Gorro verde olivo militar, ojos incrustados en la joven turista y una breve pero alerta frase antiespías yanquis: “¿De paseo en Cuba?”. Mi madre asintió junto a sus hijos -mi hermano que era un bebé y yo- e hizo una solicitud cortés al agente migratorio del aeropuerto de La Habana: “Visa volante, por favor”.
El oficial tomó un papelito con el escudo de Cuba y mediante la más alta tecnología (una engrapadora que encajaba el papel al pasaporte) dejó lista la “visa volante”.
Así era como el gobierno cubano libraba de “pecados” al turista. Cuando éste quisiera viajar a EU le bastaba arrancar ese papel para ocultar al gobierno de Reagan que a) era comunista o b) cometió el execrable acto de vacacionar (y dejar sus dólares) en un país comunista aunque no tuviera ni idea quién era Marx, las dos perfectas razones para impedirle el ingreso.
Cuba era “communism”, “communism” era demonio y el endemoniado communist tourist que traspasaba territorio estadounidense por gracia de su “visa volante” podía sentirse autor de quién sabe qué crimen ante la inquisidora mirada de la CIA, centinela del bloqueo que, juraba EU, ahogaría al régimen caribeño.
A su vez, Cuba sabía que si no entregaba esa “visa volante” y, en cambio, sellaba el pasaporte, reducía dramáticamente su turismo y eso, con su comercio internacional bloqueado por los republicanos, era sorrajar un tiro en la garganta socialista. “Está bien, que nadie sepa que viniste a Cuba”, era el resignado mensaje de esa visa.
Pasaportes en mano, mi mamá avanzó con su prole hasta la entrada del aeropuerto donde la esperaba su pareja -papá de su segundo hijo-, un médico que tenía prohibido salir libremente de la isla como todos los cubanos ajenos al poder.

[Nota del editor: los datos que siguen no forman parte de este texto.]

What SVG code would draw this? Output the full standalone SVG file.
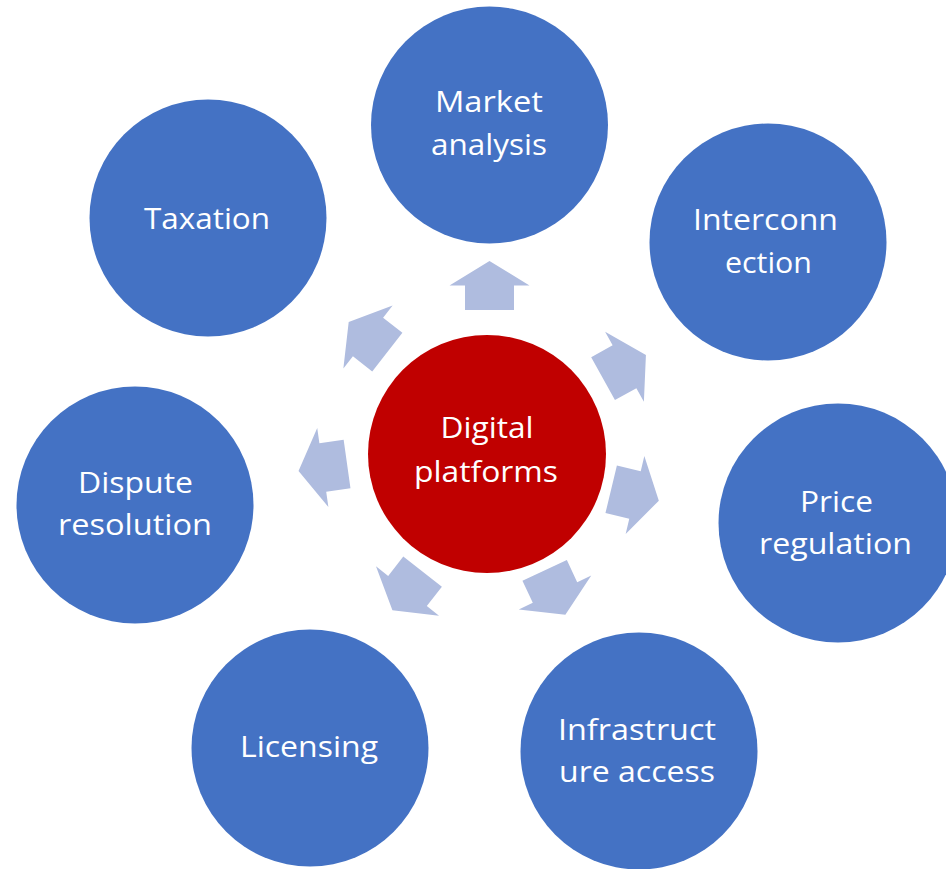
<svg xmlns="http://www.w3.org/2000/svg" xmlns:xlink="http://www.w3.org/1999/xlink" width="946" height="869" viewBox="0 0 946 869">
<style>
.node{fill:#4472C4}
.hub{fill:#C00000}
.arrow{fill:#AFBCDF}
.lbl{font-family:"Open Sans","Liberation Sans",Arial,sans-serif;font-size:29px;fill:#FFFFFF;text-anchor:middle}
</style>
<defs>
<polygon id="arr" points="-24.5,-24.5 0,-24.5 0,-40 24.5,0 0,40 0,24.5 -24.5,24.5"/>
</defs>
<rect width="946" height="869" fill="#FFFFFF"/>
<g id="connectors">
<use class="arrow" xlink:href="#arr" href="#arr" transform="translate(489.5,285.5) rotate(-90)"/>
<use class="arrow" xlink:href="#arr" href="#arr" transform="translate(624.5,366.8) rotate(-29)"/>
<use class="arrow" xlink:href="#arr" href="#arr" transform="translate(635,495) rotate(13.5)"/>
<use class="arrow" xlink:href="#arr" href="#arr" transform="translate(555,592.5) rotate(65)"/>
<use class="arrow" xlink:href="#arr" href="#arr" transform="translate(407.5,591) rotate(128)"/>
<use class="arrow" xlink:href="#arr" href="#arr" transform="translate(322.8,467.5) rotate(172)"/>
<use class="arrow" xlink:href="#arr" href="#arr" transform="translate(368,337) rotate(-142)"/>
</g>
<g id="hub">
<circle class="hub" cx="487" cy="454" r="119"/>
<text class="lbl" x="487" y="438" textLength="93" lengthAdjust="spacingAndGlyphs">Digital</text>
<text class="lbl" x="486" y="482" textLength="144" lengthAdjust="spacingAndGlyphs">platforms</text>
</g>
<g id="market">
<circle class="node" cx="489.5" cy="125" r="118.5"/>
<text class="lbl" x="489" y="112" textLength="108" lengthAdjust="spacingAndGlyphs">Market</text>
<text class="lbl" x="489" y="155" textLength="116" lengthAdjust="spacingAndGlyphs">analysis</text>
</g>
<g id="interconnection">
<circle class="node" cx="768" cy="242" r="118.5"/>
<text class="lbl" x="765.5" y="230" textLength="145" lengthAdjust="spacingAndGlyphs">Interconn</text>
<text class="lbl" x="768.5" y="273" textLength="87" lengthAdjust="spacingAndGlyphs">ection</text>
</g>
<g id="price">
<circle class="node" cx="838" cy="523" r="119.5"/>
<text class="lbl" x="836.5" y="512" textLength="73" lengthAdjust="spacingAndGlyphs">Price</text>
<text class="lbl" x="835.5" y="554" textLength="153" lengthAdjust="spacingAndGlyphs">regulation</text>
</g>
<g id="infrastructure">
<circle class="node" cx="639" cy="751" r="118.5"/>
<text class="lbl" x="637" y="740" textLength="158" lengthAdjust="spacingAndGlyphs">Infrastruct</text>
<text class="lbl" x="637" y="782" textLength="156" lengthAdjust="spacingAndGlyphs">ure access</text>
</g>
<g id="licensing">
<circle class="node" cx="310" cy="748" r="118.5"/>
<text class="lbl" x="309" y="757" textLength="138" lengthAdjust="spacingAndGlyphs">Licensing</text>
</g>
<g id="dispute">
<circle class="node" cx="135" cy="505" r="118.5"/>
<text class="lbl" x="135.5" y="493" textLength="115" lengthAdjust="spacingAndGlyphs">Dispute</text>
<text class="lbl" x="135" y="535" textLength="154" lengthAdjust="spacingAndGlyphs">resolution</text>
</g>
<g id="taxation">
<circle class="node" cx="208" cy="218" r="118.5"/>
<text class="lbl" x="207" y="229" textLength="126" lengthAdjust="spacingAndGlyphs">Taxation</text>
</g>
</svg>
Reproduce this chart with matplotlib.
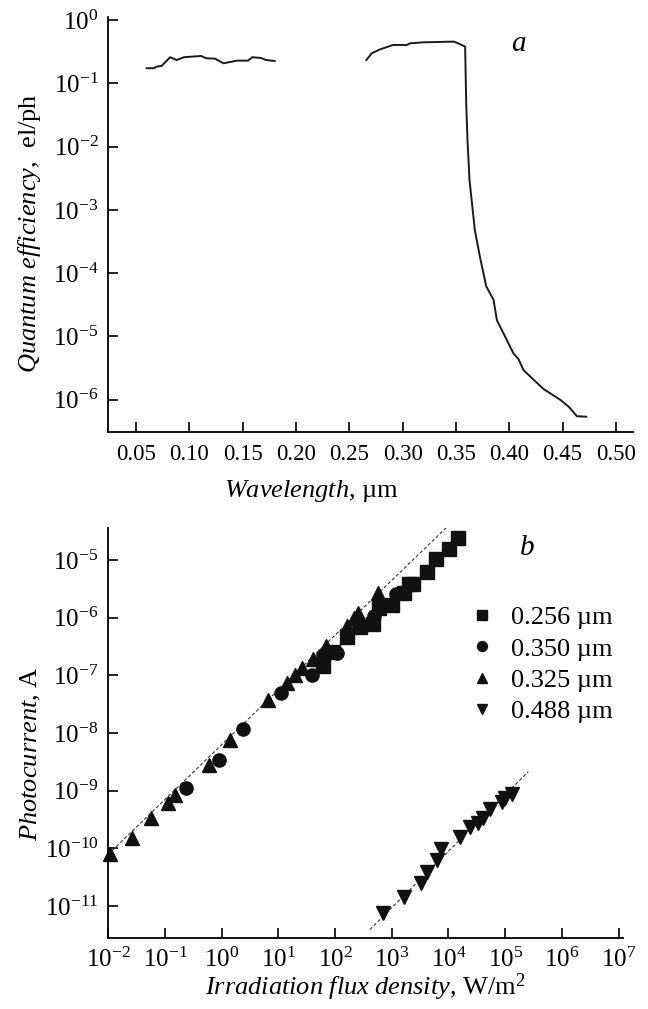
import numpy as np
import matplotlib
matplotlib.use("Agg")
import matplotlib.pyplot as plt
from matplotlib.ticker import FixedLocator, NullLocator, LogFormatterMathtext

# (a) quantum efficiency vs wavelength, two measured pieces
wl_short = [0.060, 0.067, 0.069, 0.074, 0.082, 0.088, 0.095, 0.111, 0.116, 0.124,
            0.132, 0.145, 0.155, 0.159, 0.167, 0.172, 0.180]
qe_short = [0.173, 0.173, 0.183, 0.188, 0.258, 0.233, 0.258, 0.270, 0.248, 0.245,
            0.207, 0.228, 0.228, 0.258, 0.251, 0.233, 0.225]

wl_long = [0.266, 0.271, 0.279, 0.291, 0.304, 0.307, 0.320, 0.348, 0.352, 0.3586,
           0.3596, 0.3608, 0.3627, 0.3677, 0.3725, 0.3784, 0.3852, 0.3884, 0.3946,
           0.4039, 0.4086, 0.4133, 0.4212, 0.4321, 0.4478, 0.4556, 0.4634, 0.4722]
qe_long = [0.233, 0.298, 0.344, 0.403, 0.403, 0.428, 0.444, 0.455, 0.428, 0.379,
           4.83e-2, 1.27e-2, 2.95e-3, 4.8e-4, 1.8e-4, 6.2e-5, 3.8e-5, 1.8e-5, 1.12e-5,
           5.4e-6, 4.4e-6, 2.95e-6, 2.2e-6, 1.48e-6, 1.0e-6, 7.8e-7, 5.5e-7, 5.4e-7]

wl_ticks = [0.05, 0.10, 0.15, 0.20, 0.25, 0.30, 0.35, 0.40, 0.45, 0.50]
qe_ticks = [1e-6, 1e-5, 1e-4, 1e-3, 1e-2, 1e-1, 1e0]

# (b) photocurrent vs irradiation flux density
flux_256 = [1.49e4, 1.03e4, 6.0e3, 4.12e3, 2.39e3, 2.0e3, 1.64e3, 995, 603, 460,
            275, 160, 93, 60]
cur_256 = [2.38e-5, 1.53e-5, 1.03e-5, 6.3e-6, 3.84e-6, 3.8e-6, 2.64e-6, 1.66e-6,
           1.45e-6, 7.8e-7, 6.8e-7, 4.7e-7, 2.57e-7, 1.45e-7]

flux_350 = [1.17e3, 482, 261, 109, 60, 39, 11.1, 2.4, 0.91, 0.234]
cur_350 = [2.57e-6, 1.07e-6, 7.2e-7, 2.41e-7, 2.25e-7, 1.01e-7, 5.0e-8, 1.16e-8,
           3.4e-9, 1.13e-9]

flux_325 = [578, 256, 215, 160, 69, 41, 25.8, 19.6, 14, 6.6, 1.4, 0.60, 0.150,
            0.114, 0.056, 0.0265, 0.0107]
cur_325 = [2.71e-6, 1.19e-6, 9.8e-7, 7.2e-7, 3.24e-7, 1.9e-7, 1.32e-7, 1.01e-7,
           7.3e-8, 3.7e-8, 7.6e-9, 2.8e-9, 8.4e-10, 6.0e-10, 3.3e-10, 1.49e-10, 8.0e-11]

flux_488 = [690, 1.64e3, 3.24e3, 4.12e3, 6.2e3, 7.3e3, 1.6e4, 2.39e4, 3.36e4,
            4.1e4, 5.5e4, 8.7e4, 9.9e4, 1.3e5]
cur_488 = [7.5e-12, 1.42e-11, 2.54e-11, 3.94e-11, 6.3e-11, 9.7e-11, 1.59e-10,
           2.38e-10, 2.79e-10, 3.3e-10, 4.9e-10, 6.4e-10, 7.4e-10, 8.7e-10]

# dashed guide lines (end points)
fit_uv_x = [1.0e-2, 9.3e3]
fit_uv_y = [7.9e-11, 3.7e-5]
fit_vis_x = [410, 2.55e5]
fit_vis_y = [3.9e-12, 2.13e-9]

flux_ticks = [1e-2, 1e-1, 1e0, 1e1, 1e2, 1e3, 1e4, 1e5, 1e6, 1e7]
cur_ticks = [1e-11, 1e-10, 1e-9, 1e-8, 1e-7, 1e-6, 1e-5]

legend_labels = ["0.256 µm", "0.350 µm", "0.325 µm", "0.488 µm"]

plt.rcParams["font.family"] = ["Liberation Serif", "DejaVu Serif"]
plt.rcParams["mathtext.fontset"] = "custom"
plt.rcParams["mathtext.rm"] = "Liberation Serif"
plt.rcParams["mathtext.it"] = "Liberation Serif:italic"
plt.rcParams["axes.linewidth"] = 1.3

W, H = 648, 1009
fig = plt.figure(figsize=(W / 100, H / 100), dpi=100)

label_fs = 19
log_fs = 18

def style(ax, fs):
    ax.spines["top"].set_visible(False)
    ax.spines["right"].set_visible(False)
    ax.tick_params(which="major", direction="in", length=7, width=1.2,
                   labelsize=fs, pad=7)
    ax.tick_params(which="minor", length=0)

# ---- panel a
ax1 = fig.add_axes([108.3 / W, 1 - 432 / H, (633 - 108.3) / W, (432 - 17) / H])
ax1.plot(wl_short, qe_short, color="#1a1a1a", lw=1.4)
ax1.plot(wl_long, qe_long, color="#1a1a1a", lw=1.4)
ax1.set_yscale("log")
ax1.set_xlim(0.024, 0.516)
ax1.set_ylim(10 ** -6.509, 10 ** 0.047)
ax1.xaxis.set_major_locator(FixedLocator(wl_ticks))
ax1.set_xticklabels([f"{t:.2f}" for t in wl_ticks])
ax1.yaxis.set_major_locator(FixedLocator(qe_ticks))
ax1.yaxis.set_major_formatter(LogFormatterMathtext())
ax1.yaxis.set_minor_locator(NullLocator())
style(ax1, log_fs)
ax1.tick_params(axis="x", labelsize=16.5, pad=9)
ax1.set_xlabel(r"$\mathit{Wavelength}$, µm", fontsize=label_fs)
ax1.xaxis.set_label_coords(0.388, -0.112)
ax1.set_ylabel(r"$\mathit{Quantum\ efficiency}$,  el/ph", fontsize=label_fs)
ax1.yaxis.set_label_coords(-0.124, 0.48)
ax1.text(0.781, 0.935, "a", transform=ax1.transAxes, fontsize=21, style="italic",
         ha="center", va="center")

# ---- panel b
ax2 = fig.add_axes([108.3 / W, 1 - 937.7 / H, (623 - 108.3) / W, (937.7 - 528) / H])
ax2.set_xscale("log")
ax2.set_yscale("log")
ax2.plot(fit_uv_x, fit_uv_y, color="#333333", lw=0.8, ls=(0, (3, 2)))
ax2.plot(fit_vis_x, fit_vis_y, color="#333333", lw=0.8, ls=(0, (3, 2)))
mk = dict(ls="none", color="#111111", ms=9.5, clip_on=False)
ax2.plot(flux_256, cur_256, marker="s", label=legend_labels[0], **mk)
ax2.plot(flux_350, cur_350, marker="o", label=legend_labels[1], **mk)
ax2.plot(flux_325, cur_325, marker="^", label=legend_labels[2], **mk)
ax2.plot(flux_488, cur_488, marker="v", label=legend_labels[3], **mk)
ax2.set_xlim(1e-2, 10 ** 7.078)
ax2.set_ylim(10 ** -11.55, 10 ** -4.445)
ax2.xaxis.set_major_locator(FixedLocator(flux_ticks))
ax2.yaxis.set_major_locator(FixedLocator(cur_ticks))
ax2.xaxis.set_major_formatter(LogFormatterMathtext())
ax2.yaxis.set_major_formatter(LogFormatterMathtext())
ax2.xaxis.set_minor_locator(NullLocator())
ax2.yaxis.set_minor_locator(NullLocator())
style(ax2, log_fs)
ax2.set_xlabel(r"$\mathit{Irradiation\ flux\ density}$, W/m$^2$", fontsize=label_fs)
ax2.xaxis.set_label_coords(0.5, -0.082)
ax2.set_ylabel(r"$\mathit{Photocurrent}$, A", fontsize=label_fs)
ax2.yaxis.set_label_coords(-0.127, 0.45)
ax2.text(0.813, 0.951, "b", transform=ax2.transAxes, fontsize=21, style="italic",
         ha="center", va="center")

ax2.legend(loc="center left", bbox_to_anchor=(469 / W, 1 - 664.5 / H),
           bbox_transform=fig.transFigure, frameon=False, fontsize=19,
           handlelength=1.0, handletextpad=0.6, labelspacing=0.3,
           borderpad=0, borderaxespad=0, markerscale=0.75)

fig.savefig("out.png", dpi=100)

No fuera que un revolucionario se enfermara del capitalismo yanqui que infectaba al mundo y huyera.
Antes de fundirse en un abrazo con su hombre, un enjambre de niños cubanos se arremolinó en torno a mi mamá y otros turistas para rogar “¡chicles, chicles!”. Mascar chicles era para Fidel el más ridículo y ocioso acto capitalista del paladar, pero vetarlos oficialmente fue un arma de doble filo: entre muchos cubanos encontrar un chicle era más imperioso que para Indiana Jones hallar el Santo Grial.
Pasaron 53 años de relaciones rotas, decenios de bloqueo y visas volantes, mucho pero mucho tiempo sin los enajenantes chicles ni otras tentaciones capitalistas en Cuba y medio siglo sin que un isleño pueda salir de su país cuando le plazca por el miedo gubernamental de que caiga seducido por las depravadas sirenas capitalistas.
No obstante, ni el socialismo murió pese a las terribles penurias impuestas por EU ni la paz y el sacrosanto libre mercado del planeta fueron amenazados por el comunismo.
Debió llegar un Papa con buena voluntad para poner cordura.
Si existe, Dios perdonó 53 años de vilezas y estéril odio entre nuestros vecinos.